__DATA SECTION__

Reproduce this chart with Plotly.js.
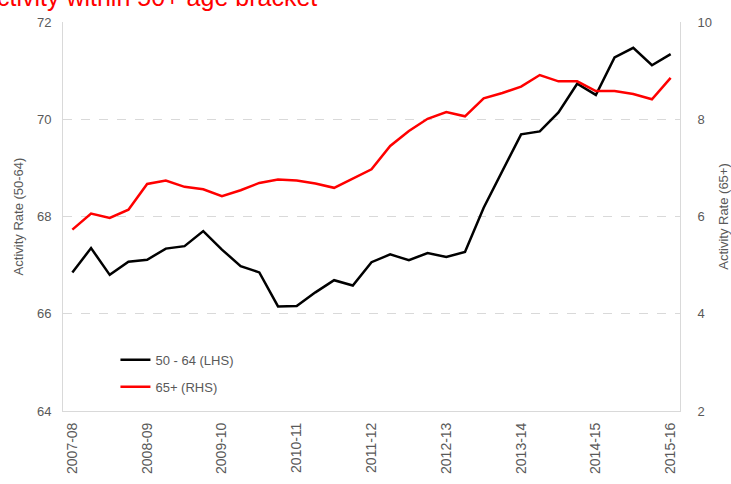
<!DOCTYPE html>
<html>
<head>
<meta charset="utf-8">
<script src="https://cdn.plot.ly/plotly-3.0.1.min.js"></script>
<style>html,body{margin:0;padding:0;background:#fff;}#chart{width:731px;height:484px;}</style>
</head>
<body>
<div id="chart"></div>
<script>
// Financial years shown as tick labels (one per 4 quarters)
var years = ["2007-08","2008-09","2009-10","2010-11","2011-12","2012-13","2013-14","2014-15","2015-16"];
// Activity rate, ages 50-64 (LHS), quarterly
var rate5064 = [66.85,67.35,66.80,67.07,67.11,67.34,67.39,67.70,67.32,66.98,66.85,66.15,66.16,66.44,66.69,66.58,67.06,67.22,67.10,67.25,67.17,67.27,68.18,68.93,69.69,69.75,70.14,70.73,70.50,71.27,71.47,71.11,71.34];
// Activity rate, ages 65+ (RHS), quarterly
var rate65 = [5.73,6.06,5.97,6.14,6.67,6.74,6.61,6.56,6.42,6.54,6.69,6.76,6.74,6.68,6.59,6.78,6.97,7.45,7.76,8.01,8.15,8.06,8.43,8.54,8.67,8.91,8.78,8.78,8.58,8.58,8.52,8.41,8.85];

var quarters = ["Q1","Q2","Q3","Q4"];
var cats = [];
for (var y = 0; y < years.length; y++) {
  for (var q = 0; q < 4; q++) {
    if (cats.length < rate5064.length) cats.push(years[y] + " " + quarters[q]);
  }
}
var tickv = years.map(function(yr){ return yr + " Q1"; });

var grey = "#595959";
var traces = [
  {x: cats, y: rate5064, type: "scatter", mode: "lines", name: "50 - 64 (LHS)",
   line: {color: "#000000", width: 2.5}, legendgroup: "a", yaxis: "y"},
  {x: cats, y: rate65, type: "scatter", mode: "lines", name: "65+ (RHS)",
   line: {color: "#ff0000", width: 2.5}, legendgroup: "b", yaxis: "y2"}
];

var layout = {
  width: 731, height: 484,
  paper_bgcolor: "#ffffff", plot_bgcolor: "#ffffff",
  font: {family: "Liberation Sans, Arial, sans-serif", color: grey, size: 13},
  margin: {l: 63, r: 51, t: 22, b: 73},
  title: {text: "Economic activity within 50+ age bracket", font: {color: "#ff0000", size: 25},
          xref: "container", yref: "paper", x: 0.434, xanchor: "right", y: 1.0, yanchor: "bottom",
          pad: {b: 16}},
  showlegend: true,
  legend: {x: 0.085, y: 0.17, xanchor: "left", yanchor: "top", bgcolor: "rgba(0,0,0,0)",
           font: {size: 13, color: grey}, tracegroupgap: 7, itemwidth: 30},
  xaxis: {type: "category", range: [-0.5, 32.5], tickvals: tickv, ticktext: years,
          tickangle: -90, showgrid: false, showline: true, linecolor: "#d9d9d9", linewidth: 1,
          ticks: "", zeroline: false, ticklabelstandoff: 5, tickfont: {size: 14, color: grey}},
  yaxis: {range: [64, 72], dtick: 2, showgrid: true, gridcolor: "#d9d9d9", griddash: "dash",
          gridwidth: 1, showline: true, linecolor: "#d9d9d9", zeroline: false, ticks: "",
          ticklabelstandoff: 8, tickfont: {size: 13, color: grey},
          title: {text: "Activity Rate (50-64)", font: {size: 13, color: grey}, standoff: 10}},
  yaxis2: {range: [2, 10], dtick: 2, overlaying: "y", side: "right", showgrid: false,
           showline: true, linecolor: "#d9d9d9", zeroline: false, ticks: "",
           ticklabelstandoff: 14, tickfont: {size: 13, color: grey},
           title: {text: "Activity Rate (65+)", font: {size: 13, color: grey}, standoff: 10}}
};

Plotly.newPlot("chart", traces, layout, {displayModeBar: false, staticPlot: true});
</script>
</body>
</html>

__PROBLEM TO WORK ON__
Write out again, exactly, the lines from the start of the listing up to the line containing "return yr +", with both ends and without pictures.

__WRITTEN RESPONSE__
Reproduce this chart with Plotly.js.
<!DOCTYPE html>
<html>
<head>
<meta charset="utf-8">
<script src="https://cdn.plot.ly/plotly-3.0.1.min.js"></script>
<style>html,body{margin:0;padding:0;background:#fff;}#chart{width:731px;height:484px;}</style>
</head>
<body>
<div id="chart"></div>
<script>
// Financial years shown as tick labels (one per 4 quarters)
var years = ["2007-08","2008-09","2009-10","2010-11","2011-12","2012-13","2013-14","2014-15","2015-16"];
// Activity rate, ages 50-64 (LHS), quarterly
var rate5064 = [66.85,67.35,66.80,67.07,67.11,67.34,67.39,67.70,67.32,66.98,66.85,66.15,66.16,66.44,66.69,66.58,67.06,67.22,67.10,67.25,67.17,67.27,68.18,68.93,69.69,69.75,70.14,70.73,70.50,71.27,71.47,71.11,71.34];
// Activity rate, ages 65+ (RHS), quarterly
var rate65 = [5.73,6.06,5.97,6.14,6.67,6.74,6.61,6.56,6.42,6.54,6.69,6.76,6.74,6.68,6.59,6.78,6.97,7.45,7.76,8.01,8.15,8.06,8.43,8.54,8.67,8.91,8.78,8.78,8.58,8.58,8.52,8.41,8.85];

var quarters = ["Q1","Q2","Q3","Q4"];
var cats = [];
for (var y = 0; y < years.length; y++) {
  for (var q = 0; q < 4; q++) {
    if (cats.length < rate5064.length) cats.push(years[y] + " " + quarters[q]);
  }
}
var tickv = years.map(function(yr){ return yr + " Q1"; });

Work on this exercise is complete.